* **TASK REQUIREMENTS**: Begin with the first line of the material and write out each line exactly, ending with the line that contains "ZERO_PX = 735.7". Pictures are not part of the copy.

* **INFORMATION SUPPLIED**:

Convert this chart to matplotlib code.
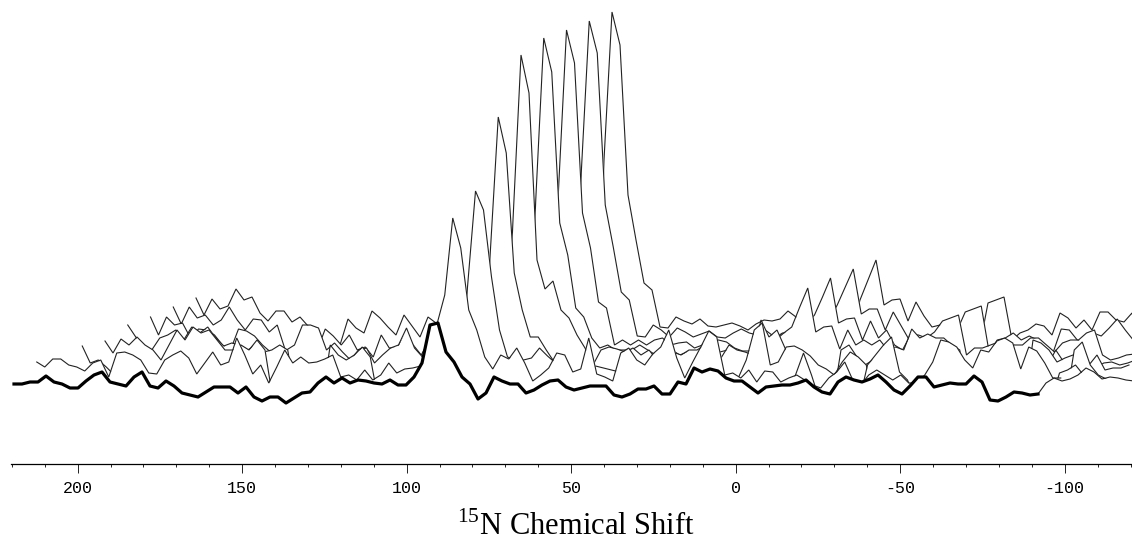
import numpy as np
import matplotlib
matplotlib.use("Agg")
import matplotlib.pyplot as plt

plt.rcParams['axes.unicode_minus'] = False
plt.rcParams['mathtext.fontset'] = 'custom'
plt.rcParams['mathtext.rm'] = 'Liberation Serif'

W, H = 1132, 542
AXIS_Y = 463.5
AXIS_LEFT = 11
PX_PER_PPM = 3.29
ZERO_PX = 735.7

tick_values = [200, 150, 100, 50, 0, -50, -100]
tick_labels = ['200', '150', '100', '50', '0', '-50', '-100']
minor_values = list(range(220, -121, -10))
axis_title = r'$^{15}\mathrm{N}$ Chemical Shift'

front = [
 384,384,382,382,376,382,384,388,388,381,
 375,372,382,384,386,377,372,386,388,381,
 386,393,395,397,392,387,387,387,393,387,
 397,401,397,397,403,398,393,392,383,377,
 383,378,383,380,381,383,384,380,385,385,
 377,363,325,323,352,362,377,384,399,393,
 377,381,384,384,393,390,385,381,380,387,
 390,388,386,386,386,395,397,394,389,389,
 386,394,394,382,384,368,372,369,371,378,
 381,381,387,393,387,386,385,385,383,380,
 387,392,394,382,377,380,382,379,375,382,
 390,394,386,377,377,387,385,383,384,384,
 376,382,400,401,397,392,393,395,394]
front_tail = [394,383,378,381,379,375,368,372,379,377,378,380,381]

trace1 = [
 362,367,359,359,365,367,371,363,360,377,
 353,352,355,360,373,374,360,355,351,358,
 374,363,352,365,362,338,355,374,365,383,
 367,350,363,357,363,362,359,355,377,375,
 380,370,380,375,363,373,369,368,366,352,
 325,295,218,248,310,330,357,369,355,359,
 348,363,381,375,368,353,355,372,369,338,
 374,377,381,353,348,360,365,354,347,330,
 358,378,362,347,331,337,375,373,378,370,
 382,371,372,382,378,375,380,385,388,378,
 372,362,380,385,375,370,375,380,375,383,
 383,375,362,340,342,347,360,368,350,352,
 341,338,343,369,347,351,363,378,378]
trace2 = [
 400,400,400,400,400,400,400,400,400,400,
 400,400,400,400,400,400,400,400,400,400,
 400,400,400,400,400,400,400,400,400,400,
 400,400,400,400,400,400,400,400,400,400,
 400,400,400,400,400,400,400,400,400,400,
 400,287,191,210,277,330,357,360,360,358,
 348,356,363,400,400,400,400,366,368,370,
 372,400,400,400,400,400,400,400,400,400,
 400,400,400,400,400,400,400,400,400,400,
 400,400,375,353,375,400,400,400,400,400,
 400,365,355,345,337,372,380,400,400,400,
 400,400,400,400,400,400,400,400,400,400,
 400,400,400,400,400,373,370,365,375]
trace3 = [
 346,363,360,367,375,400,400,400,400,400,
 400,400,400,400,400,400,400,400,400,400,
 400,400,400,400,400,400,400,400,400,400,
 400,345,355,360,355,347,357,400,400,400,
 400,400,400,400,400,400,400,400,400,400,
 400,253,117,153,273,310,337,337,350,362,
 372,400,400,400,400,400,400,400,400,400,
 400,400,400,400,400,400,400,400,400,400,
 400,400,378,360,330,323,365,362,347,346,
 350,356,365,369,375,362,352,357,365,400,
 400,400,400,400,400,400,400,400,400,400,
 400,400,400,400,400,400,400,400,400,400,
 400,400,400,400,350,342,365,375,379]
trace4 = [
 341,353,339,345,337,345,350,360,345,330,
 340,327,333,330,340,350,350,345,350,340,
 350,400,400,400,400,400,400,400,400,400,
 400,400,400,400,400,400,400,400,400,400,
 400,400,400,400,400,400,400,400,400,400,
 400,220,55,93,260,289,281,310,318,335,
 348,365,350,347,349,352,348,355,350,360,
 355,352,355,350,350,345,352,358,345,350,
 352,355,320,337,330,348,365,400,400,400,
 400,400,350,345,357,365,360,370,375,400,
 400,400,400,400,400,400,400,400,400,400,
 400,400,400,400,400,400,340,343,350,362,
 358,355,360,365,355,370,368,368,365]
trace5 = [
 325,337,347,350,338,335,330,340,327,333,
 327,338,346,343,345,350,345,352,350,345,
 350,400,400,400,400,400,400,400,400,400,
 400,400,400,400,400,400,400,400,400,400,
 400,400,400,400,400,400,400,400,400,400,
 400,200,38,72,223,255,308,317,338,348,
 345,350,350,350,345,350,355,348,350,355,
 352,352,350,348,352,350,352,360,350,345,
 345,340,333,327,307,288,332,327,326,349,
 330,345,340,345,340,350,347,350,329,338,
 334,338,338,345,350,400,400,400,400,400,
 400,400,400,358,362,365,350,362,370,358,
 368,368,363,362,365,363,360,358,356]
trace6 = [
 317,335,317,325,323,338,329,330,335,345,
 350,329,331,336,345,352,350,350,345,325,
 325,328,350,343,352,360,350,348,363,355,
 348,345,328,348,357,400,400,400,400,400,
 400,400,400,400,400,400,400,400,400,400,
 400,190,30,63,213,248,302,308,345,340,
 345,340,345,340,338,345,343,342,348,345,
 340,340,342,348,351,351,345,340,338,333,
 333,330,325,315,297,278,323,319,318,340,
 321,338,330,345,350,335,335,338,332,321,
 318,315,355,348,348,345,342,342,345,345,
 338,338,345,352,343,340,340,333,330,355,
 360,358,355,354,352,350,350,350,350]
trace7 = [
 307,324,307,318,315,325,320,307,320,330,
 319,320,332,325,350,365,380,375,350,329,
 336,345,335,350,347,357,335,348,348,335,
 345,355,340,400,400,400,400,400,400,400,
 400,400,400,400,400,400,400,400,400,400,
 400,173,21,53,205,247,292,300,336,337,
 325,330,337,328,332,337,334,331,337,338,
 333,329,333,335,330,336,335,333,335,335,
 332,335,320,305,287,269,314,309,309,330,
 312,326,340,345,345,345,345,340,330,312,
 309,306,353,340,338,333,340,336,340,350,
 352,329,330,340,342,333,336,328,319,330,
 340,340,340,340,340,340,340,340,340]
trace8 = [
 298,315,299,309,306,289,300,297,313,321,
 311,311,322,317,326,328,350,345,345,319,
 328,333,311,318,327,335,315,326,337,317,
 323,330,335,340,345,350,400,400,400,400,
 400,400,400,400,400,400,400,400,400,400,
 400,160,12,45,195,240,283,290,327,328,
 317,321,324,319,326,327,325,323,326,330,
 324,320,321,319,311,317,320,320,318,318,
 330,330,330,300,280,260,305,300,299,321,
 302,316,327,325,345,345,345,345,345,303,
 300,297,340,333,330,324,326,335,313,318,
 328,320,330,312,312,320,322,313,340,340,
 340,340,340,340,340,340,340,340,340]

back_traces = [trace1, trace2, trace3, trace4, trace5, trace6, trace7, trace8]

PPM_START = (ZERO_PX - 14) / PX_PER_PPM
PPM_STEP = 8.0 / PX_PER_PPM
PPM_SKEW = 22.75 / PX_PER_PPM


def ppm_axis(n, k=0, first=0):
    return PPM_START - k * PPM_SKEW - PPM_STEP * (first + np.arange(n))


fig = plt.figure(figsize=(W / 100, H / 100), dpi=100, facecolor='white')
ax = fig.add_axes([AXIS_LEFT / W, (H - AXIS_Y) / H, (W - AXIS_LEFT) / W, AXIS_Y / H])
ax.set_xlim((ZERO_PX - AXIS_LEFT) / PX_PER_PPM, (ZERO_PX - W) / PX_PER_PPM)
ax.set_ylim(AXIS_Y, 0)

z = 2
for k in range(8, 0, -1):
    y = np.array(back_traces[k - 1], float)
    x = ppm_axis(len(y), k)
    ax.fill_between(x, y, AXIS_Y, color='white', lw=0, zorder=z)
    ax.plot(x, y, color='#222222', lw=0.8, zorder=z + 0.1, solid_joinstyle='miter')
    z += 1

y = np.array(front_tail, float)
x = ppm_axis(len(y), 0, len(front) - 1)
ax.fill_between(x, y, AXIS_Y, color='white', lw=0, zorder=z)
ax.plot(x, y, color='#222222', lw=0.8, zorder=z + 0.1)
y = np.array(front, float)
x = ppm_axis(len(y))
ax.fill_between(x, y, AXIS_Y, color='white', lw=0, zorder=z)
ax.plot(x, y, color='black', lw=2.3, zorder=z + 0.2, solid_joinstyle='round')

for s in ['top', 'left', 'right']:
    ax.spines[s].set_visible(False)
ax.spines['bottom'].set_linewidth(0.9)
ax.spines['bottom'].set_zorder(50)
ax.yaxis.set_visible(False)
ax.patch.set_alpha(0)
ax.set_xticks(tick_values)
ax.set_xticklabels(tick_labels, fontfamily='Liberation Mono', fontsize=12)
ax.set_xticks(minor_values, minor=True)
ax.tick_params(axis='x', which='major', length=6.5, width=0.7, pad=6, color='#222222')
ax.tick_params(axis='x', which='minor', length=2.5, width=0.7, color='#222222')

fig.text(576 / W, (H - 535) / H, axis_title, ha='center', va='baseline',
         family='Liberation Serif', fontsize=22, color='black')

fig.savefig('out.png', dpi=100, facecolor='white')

* **RESULT OF THE TASK**:
Convert this chart to matplotlib code.
import numpy as np
import matplotlib
matplotlib.use("Agg")
import matplotlib.pyplot as plt

plt.rcParams['axes.unicode_minus'] = False
plt.rcParams['mathtext.fontset'] = 'custom'
plt.rcParams['mathtext.rm'] = 'Liberation Serif'

W, H = 1132, 542
AXIS_Y = 463.5
AXIS_LEFT = 11
PX_PER_PPM = 3.29
ZERO_PX = 735.7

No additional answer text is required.